El Pretorianismo como expresión política

La década de los 90 del siglo XX venezolano significó, desde lo histórico, un periodo de ruptura clave para entender la dinámica política actual. Evidentemente hay muchas aristas que en su conjunto pudieran darle sentido a esa necesidad de comprender que pasó en Venezuela con aquello que se había, cuidadosamente, consolidado luego del derrocamiento de Marcos Evangelista Pérez Jiménez. Nos referimos, claro está, a la democracia.

Ahora bien, ese modelo democrático establecido en la constitución de 1961, evidentemente estuvo caracterizado por la clásica división de poderes, una clara vocación federal, la institucionalización de los sectores políticos, económicos, sociales y la necesaria distinción entre las competencias del sector civil en la administración del Estado y las funciones de seguridad y defensa operativa del sector militar. De todas las aristas, quisiera detenerme en las relaciones civiles-militares dado que un aspecto visible de la ruptura del orden democrático fue la entrada en la diatriba política de los militares con los sucesos del 4 febrero y 27 de noviembre de 1992. Y hasta pudiéramos irnos un poco más atrás haciendo referencia a la poco conocida noche de los tanques en octubre de 1988.  

Luego de los primeros reacomodos de Rómulo Betancourt (1959-1964), sorteando intentonas de golpes de estado (Barcelonazo, Guairazo, Porteñazo) y hasta un fracasado magnicidio. La democracia pudo afianzarse y presumir de dos cosas impensables. La primera, entregar el testigo del ejercicio presidencial de un mandatario a otro y; la segunda, regresar a los militares a sus cuarteles.

Sobre esto último se construyó un discurso de identidad donde las Fuerzas Armadas respondían a los valores democráticos. Eran tan obedientes y deliberantes que entendían su rol de subordinados a la autoridad civil y que sus competencias eran ajenas al ámbito político. La evidencia histórica dice lo contrario, después de los pronunciamientos de algunos militares pretorianos (es decir, con vocación política) en la década de los 60 del siglo XX, el repliegue implicó no necesariamente el convencimiento de su profesionalidad y, por lo tanto, la política como tabú. Por lo contrario, de 1970 a 1980 estuvimos en presencia de una proliferación de diversas células conspirativas intramuros a la institución castrense. Por mencionar algunos, grupos como R-83, con William Izarra, Acción Revolucionaria de Militares Activos (ARMA), entre otros.
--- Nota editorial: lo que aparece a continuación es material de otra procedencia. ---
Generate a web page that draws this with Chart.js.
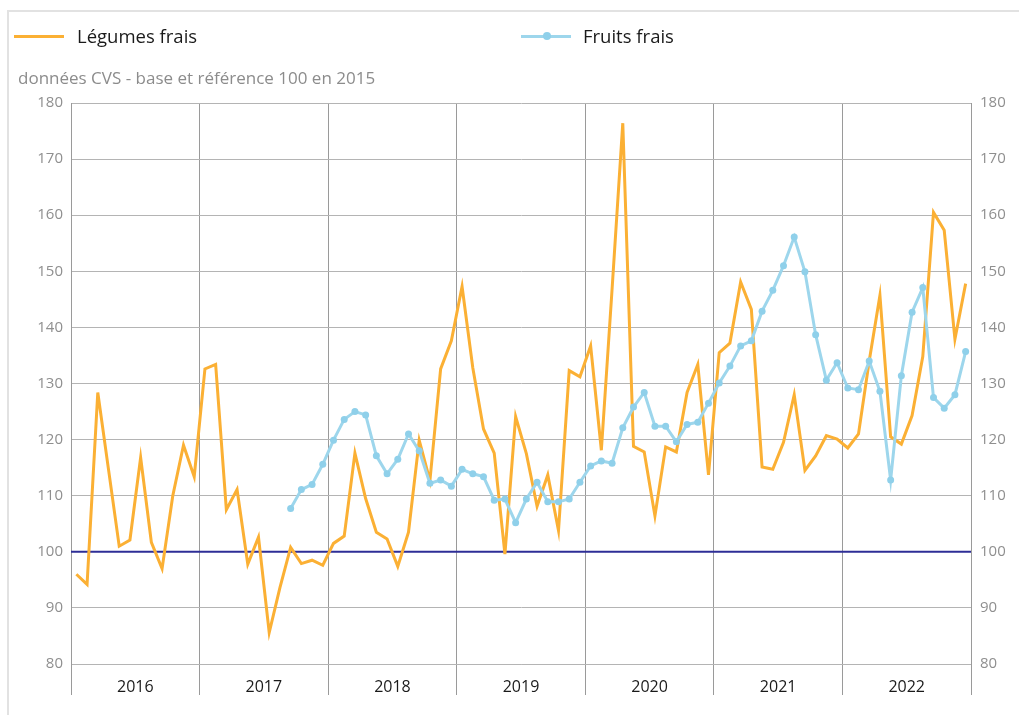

La cuestión es que la institucionalidad de la fuerza armada estuvo contenida o convivió con una oficialidad pretoriana que se expresó políticamente en el momento histórico en que el sistema fue cuestionado por amplias fuerzas grupales de la sociedad. Esas cinco patas que sostenían la mesa democrática, en palabras de Manuel Caballero, los empresarios, los partidos políticos, la iglesia, los sindicatos y la institución castrense.  Por cierto, expresamente grave que quien monopoliza la violencia cuestione los canales institucionales para resolver los problemas atinentes a la política civil.

Ante el panorama descrito, entendemos que para inicios de los 90, estuvieron dadas las condiciones para que distintos sectores pertenecientes a los grupos de presión formalizaran, por distintas vías, cuestionamientos a las políticas implementadas bajo el modelo democrático representativo y liberal del momento. Quizá lo que no se vio venir, fue la posibilidad de un pronunciamiento de la institución armada.

En definitiva, la cosa va por dibujar un mapa que nos lleve a comprender cuáles fueron las repercusiones del resurgir de los cuartelazos. Por un lado, cómo queda la democracia; cómo evaluamos la respuesta de la sociedad civil y sus consecuencias y; cual pudiera ser la valoración de la Fuerza Armada a la luz de una preocupante vocación pretoriana a través de nuestra historia.